Re: decoding character encoding confusion
"Jack" <notaround@dontmail.com> ha scritto nel messaggio
news:1OWdnRiUhZBYwLXVnZ2dneKdnZydnZ2d@pipex.net...
This is in the document:
<meta http-equiv="content-type" charset="UTF-8">
OK, so the server is sending you UTF-8 text. So, the first thing I would do
is to convert from UTF-8 to UTF-16 (using MultiByteToWideChar, and if you
want, the code snipped I posted above).
Then, after converting to UTF-16, I would do a post-processing, finding the
&#<...>; and substitute them with proper character.

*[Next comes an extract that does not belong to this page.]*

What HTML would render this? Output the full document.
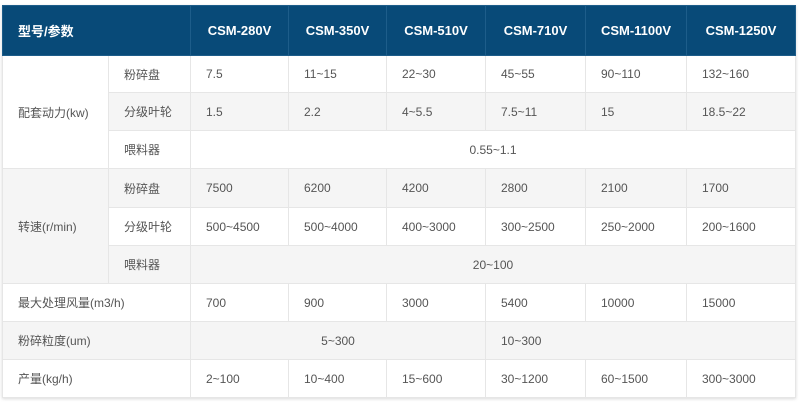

Note that David suggested the opposite order (first process &#...; then
convert to UTF-16); I'm not sure about that (and I would need some
experimentation), but the really first thing I would do is UTF-16
conversion. Then, post-processing on this converted UTF-16 data.
It is not hard. You may also use a regular-expression parser, like
CAtlRegExp:
Thanks, the uissue for me is not so much whether it is difficult, but that
it is very time critical and if the app can get away with not having to do
it then so much the better.
I have no idea about the time it takes to post-process the string, removing
&#...; and changing that to proper text.
For speed reasons, I would *not* modify the original string "in place";
instead I would use an out-of-place destination buffer.
i.e. I would scan the source string, and copy all "normal" characters from
source to destination buffer. And whenever a &#...; sequence is found in
source string, I would #1) convert that sequence (instead of copying), and
#2) I would copy the conversion-resulting character in the destination
buffer.
Giovanni